List each line holding the string "matplotlib".

··· Input

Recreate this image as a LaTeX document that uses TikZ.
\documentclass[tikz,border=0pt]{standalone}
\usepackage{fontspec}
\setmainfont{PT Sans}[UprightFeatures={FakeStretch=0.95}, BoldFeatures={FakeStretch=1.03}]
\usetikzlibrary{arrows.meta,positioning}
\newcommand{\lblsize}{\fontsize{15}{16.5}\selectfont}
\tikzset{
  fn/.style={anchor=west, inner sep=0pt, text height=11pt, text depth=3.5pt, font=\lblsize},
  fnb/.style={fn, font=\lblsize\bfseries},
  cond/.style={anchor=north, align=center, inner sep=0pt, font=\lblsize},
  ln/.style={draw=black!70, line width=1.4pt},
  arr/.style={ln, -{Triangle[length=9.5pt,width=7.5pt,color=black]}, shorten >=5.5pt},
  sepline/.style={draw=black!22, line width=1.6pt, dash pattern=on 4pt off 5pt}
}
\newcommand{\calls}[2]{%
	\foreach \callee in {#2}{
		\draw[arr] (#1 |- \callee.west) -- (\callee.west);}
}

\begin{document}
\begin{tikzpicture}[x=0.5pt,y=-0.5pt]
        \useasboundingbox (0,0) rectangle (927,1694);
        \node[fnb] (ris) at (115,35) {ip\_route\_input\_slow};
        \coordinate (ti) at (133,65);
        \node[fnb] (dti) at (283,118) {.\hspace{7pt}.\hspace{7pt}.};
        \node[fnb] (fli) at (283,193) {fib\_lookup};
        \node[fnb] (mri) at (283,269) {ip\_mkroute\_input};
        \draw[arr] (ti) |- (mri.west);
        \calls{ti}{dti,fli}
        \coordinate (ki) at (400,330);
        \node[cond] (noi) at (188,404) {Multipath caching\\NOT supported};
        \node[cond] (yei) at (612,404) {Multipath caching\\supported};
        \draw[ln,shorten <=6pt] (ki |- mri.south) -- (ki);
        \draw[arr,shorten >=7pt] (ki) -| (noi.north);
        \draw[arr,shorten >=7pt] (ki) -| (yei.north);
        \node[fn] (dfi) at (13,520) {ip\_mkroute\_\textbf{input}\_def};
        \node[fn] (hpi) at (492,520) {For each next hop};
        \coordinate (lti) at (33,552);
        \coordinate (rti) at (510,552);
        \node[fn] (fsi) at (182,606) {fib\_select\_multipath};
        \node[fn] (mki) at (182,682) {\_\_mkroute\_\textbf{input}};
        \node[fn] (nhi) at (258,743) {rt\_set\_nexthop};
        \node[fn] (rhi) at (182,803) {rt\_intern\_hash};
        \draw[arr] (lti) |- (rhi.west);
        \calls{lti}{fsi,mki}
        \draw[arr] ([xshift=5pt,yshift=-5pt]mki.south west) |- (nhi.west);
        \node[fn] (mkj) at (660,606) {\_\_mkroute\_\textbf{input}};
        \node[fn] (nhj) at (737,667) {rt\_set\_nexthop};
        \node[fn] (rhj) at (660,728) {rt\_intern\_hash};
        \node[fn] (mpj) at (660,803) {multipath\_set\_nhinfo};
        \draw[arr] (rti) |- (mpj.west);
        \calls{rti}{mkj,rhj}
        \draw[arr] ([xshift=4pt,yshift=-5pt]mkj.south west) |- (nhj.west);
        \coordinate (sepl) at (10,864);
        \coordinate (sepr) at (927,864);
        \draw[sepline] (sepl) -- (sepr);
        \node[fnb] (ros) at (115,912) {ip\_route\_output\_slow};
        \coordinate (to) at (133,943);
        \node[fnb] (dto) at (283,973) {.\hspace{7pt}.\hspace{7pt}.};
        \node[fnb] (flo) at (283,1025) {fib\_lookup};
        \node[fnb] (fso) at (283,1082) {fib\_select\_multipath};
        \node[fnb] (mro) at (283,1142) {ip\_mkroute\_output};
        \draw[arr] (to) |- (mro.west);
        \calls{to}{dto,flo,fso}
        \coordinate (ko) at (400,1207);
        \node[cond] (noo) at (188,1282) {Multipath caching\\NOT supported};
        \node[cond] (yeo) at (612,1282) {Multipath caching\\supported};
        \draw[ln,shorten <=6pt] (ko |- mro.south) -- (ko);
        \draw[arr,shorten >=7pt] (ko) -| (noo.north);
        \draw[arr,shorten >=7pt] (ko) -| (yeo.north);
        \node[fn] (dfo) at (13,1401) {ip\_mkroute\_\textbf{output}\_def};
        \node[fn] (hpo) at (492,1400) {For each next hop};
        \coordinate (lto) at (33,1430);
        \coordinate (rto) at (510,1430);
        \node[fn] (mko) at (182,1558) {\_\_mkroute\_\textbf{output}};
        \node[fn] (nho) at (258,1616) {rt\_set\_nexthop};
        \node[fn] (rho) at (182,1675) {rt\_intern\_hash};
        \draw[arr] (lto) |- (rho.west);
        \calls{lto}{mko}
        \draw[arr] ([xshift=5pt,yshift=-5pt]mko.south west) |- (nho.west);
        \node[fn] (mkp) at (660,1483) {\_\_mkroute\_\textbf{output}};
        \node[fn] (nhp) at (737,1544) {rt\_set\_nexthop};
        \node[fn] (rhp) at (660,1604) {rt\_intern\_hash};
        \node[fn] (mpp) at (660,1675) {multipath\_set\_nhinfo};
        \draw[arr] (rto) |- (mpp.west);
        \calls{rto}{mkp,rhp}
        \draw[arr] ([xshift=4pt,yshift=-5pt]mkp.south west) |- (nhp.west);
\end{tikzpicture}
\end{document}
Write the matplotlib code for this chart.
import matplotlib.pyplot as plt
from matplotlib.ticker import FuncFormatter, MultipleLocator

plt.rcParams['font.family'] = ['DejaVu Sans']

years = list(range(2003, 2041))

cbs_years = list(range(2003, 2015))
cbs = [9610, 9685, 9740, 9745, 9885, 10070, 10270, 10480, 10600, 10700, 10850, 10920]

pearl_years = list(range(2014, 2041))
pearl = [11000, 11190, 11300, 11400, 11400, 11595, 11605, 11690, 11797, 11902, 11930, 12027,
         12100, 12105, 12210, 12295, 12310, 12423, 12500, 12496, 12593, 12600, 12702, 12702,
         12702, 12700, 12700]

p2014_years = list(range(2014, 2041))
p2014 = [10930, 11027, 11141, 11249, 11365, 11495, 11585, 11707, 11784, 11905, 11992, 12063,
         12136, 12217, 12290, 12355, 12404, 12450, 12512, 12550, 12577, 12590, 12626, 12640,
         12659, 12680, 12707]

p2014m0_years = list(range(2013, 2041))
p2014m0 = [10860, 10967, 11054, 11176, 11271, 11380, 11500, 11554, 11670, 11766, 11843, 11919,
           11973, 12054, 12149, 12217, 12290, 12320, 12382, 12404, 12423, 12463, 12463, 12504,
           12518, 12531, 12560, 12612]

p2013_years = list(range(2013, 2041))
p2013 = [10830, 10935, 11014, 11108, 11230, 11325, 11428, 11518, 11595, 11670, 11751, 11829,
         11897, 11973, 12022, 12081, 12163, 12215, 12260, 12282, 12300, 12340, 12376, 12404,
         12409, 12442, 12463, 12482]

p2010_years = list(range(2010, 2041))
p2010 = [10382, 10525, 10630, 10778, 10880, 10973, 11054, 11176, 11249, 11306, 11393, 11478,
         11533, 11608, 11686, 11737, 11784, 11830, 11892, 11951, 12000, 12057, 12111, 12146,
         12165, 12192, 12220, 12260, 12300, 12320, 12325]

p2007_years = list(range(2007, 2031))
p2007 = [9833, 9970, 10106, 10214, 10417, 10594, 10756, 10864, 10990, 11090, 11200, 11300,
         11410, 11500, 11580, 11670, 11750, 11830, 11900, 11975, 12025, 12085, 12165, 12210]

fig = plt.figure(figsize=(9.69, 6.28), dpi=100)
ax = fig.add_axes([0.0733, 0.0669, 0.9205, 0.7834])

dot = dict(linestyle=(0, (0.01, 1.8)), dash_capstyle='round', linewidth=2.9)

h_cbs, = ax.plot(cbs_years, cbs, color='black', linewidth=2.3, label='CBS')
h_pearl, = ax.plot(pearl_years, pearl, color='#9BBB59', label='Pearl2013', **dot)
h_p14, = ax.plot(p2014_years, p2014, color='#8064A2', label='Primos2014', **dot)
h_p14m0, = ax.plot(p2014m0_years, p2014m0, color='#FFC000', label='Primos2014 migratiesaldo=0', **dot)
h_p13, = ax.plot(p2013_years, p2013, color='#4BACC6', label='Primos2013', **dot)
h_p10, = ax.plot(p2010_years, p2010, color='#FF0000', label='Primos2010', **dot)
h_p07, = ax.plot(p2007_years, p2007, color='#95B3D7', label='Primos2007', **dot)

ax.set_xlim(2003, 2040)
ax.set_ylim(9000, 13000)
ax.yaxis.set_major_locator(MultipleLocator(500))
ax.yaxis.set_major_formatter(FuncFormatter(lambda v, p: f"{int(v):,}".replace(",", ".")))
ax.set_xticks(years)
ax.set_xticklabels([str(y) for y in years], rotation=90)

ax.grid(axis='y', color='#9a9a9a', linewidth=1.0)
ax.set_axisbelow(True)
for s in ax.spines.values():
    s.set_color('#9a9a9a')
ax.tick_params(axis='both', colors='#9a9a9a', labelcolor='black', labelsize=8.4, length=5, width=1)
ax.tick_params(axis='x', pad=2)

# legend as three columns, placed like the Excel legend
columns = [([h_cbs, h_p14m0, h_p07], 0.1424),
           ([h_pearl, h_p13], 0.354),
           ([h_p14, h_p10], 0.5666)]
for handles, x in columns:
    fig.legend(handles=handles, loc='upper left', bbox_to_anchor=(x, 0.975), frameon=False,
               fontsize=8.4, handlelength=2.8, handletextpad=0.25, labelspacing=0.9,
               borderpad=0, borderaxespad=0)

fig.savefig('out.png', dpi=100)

······

• **Reply to the task**:
Write the matplotlib code for this chart.
import matplotlib.pyplot as plt
from matplotlib.ticker import FuncFormatter, MultipleLocator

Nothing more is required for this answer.